210 - Damien: Omen II

    Young Damien learns that he’s the antichrist and attends a military academy as people looking into him wind up dying.
    My favorite surprise was seeing Lance Henriksen in this.  He’s always a pleasure to see.
    I wasn’t especially impressed with the first Omen movie… or the remake, which I saw in theaters.  But I wasn’t looking for anything that I’d have strong feelings about.  I’m really feeling kind of down, so I didn’t want anything too serious, or too funny.  Somehow, this was actually about the right level for my mood.
    There are some big problems with this movie, but they don’t become apparent until later on.  There aren’t any really great sequences, like the public suicide in the first movie.  Instead, we get a series of short set pieces that involve peculiar deaths.  A lady has a heart attack after a crow sits at the end of her bed.  A car dies, and a lady gets out, and is attacked by a crow, blinding her, leading to her being hit by a truck.  A doctor gets in an elevator, plummets, then gets cut in half by a wire.  These scenes hold no surprises.  The opening kill sequence is actually pretty well done, involving a pair of people being buried alive as rocks and sand fill in an underground passage.
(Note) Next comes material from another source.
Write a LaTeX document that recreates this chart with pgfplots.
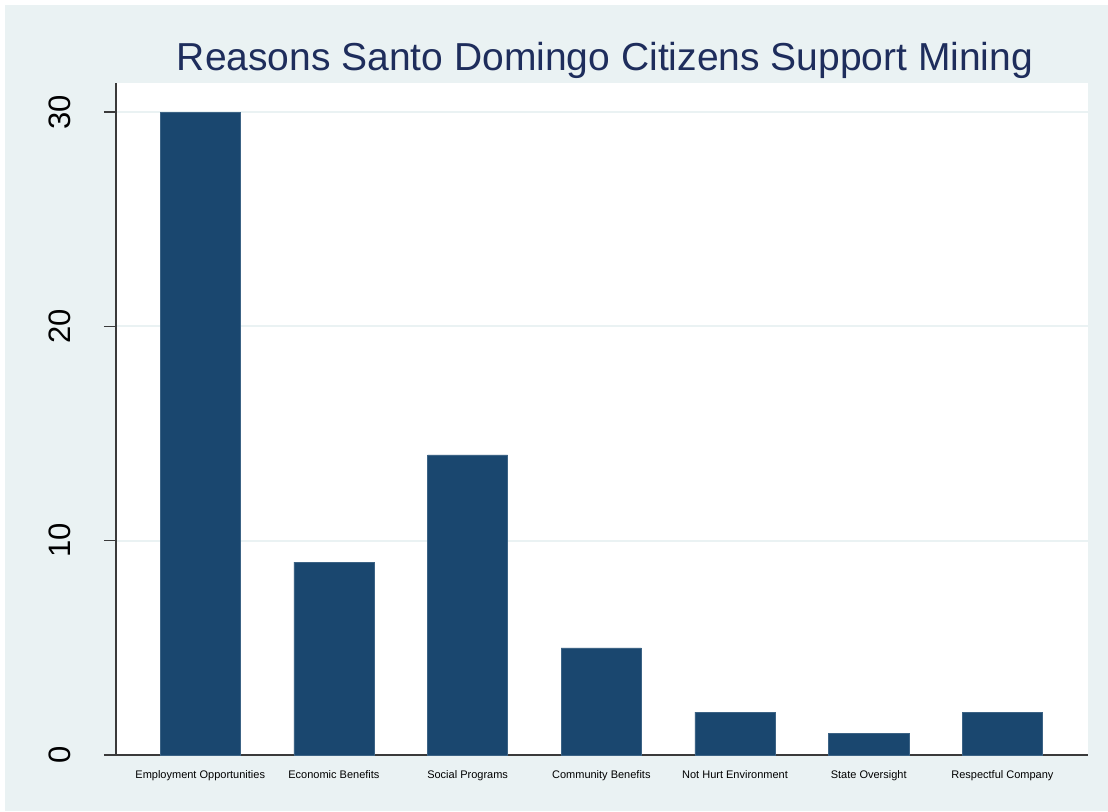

    The story is really minimal.  Damien doesn’t actually do that much.  He’s a passive character, and doesn’t seem malicious.  I don’t know what I think of this.  It changes the primary antagonist to being something vague - “the forces of evil.”
    I can’t really point to much of a story.  Every person that discovers or suspects something about Damien dies quickly, so there’s no tension built up.  All of it just leads up to his father learning, believing in it, then making the decision that Damien should die.  This part of the story happens in the last 15-20 minutes.  When he comes around, it’s not believable.  He just spent the rest of the running time denying the possibility, then he was persuaded because of some ancient artwork that sort of looks like it could be Damien?
    There’s also one death scene that’s especially funny, because it relied on the victim not pushing himself out of the way.  Somehow, he gets stuck on the front connector for a train car, and just stays there.  It seemed like it required more effort to stay on it than to get off.
    The more interesting approach would have been to focus on Damien’s time in the military academy.  There’s very little time spent there, and it doesn’t come across like this was especially important.  Instead of crafting his own identity, Damien is told who he is.  Not an interesting way to handle it.
    There’s another nice thing about the movie though.  They tone down the music cues that made the first one hilarious to watch.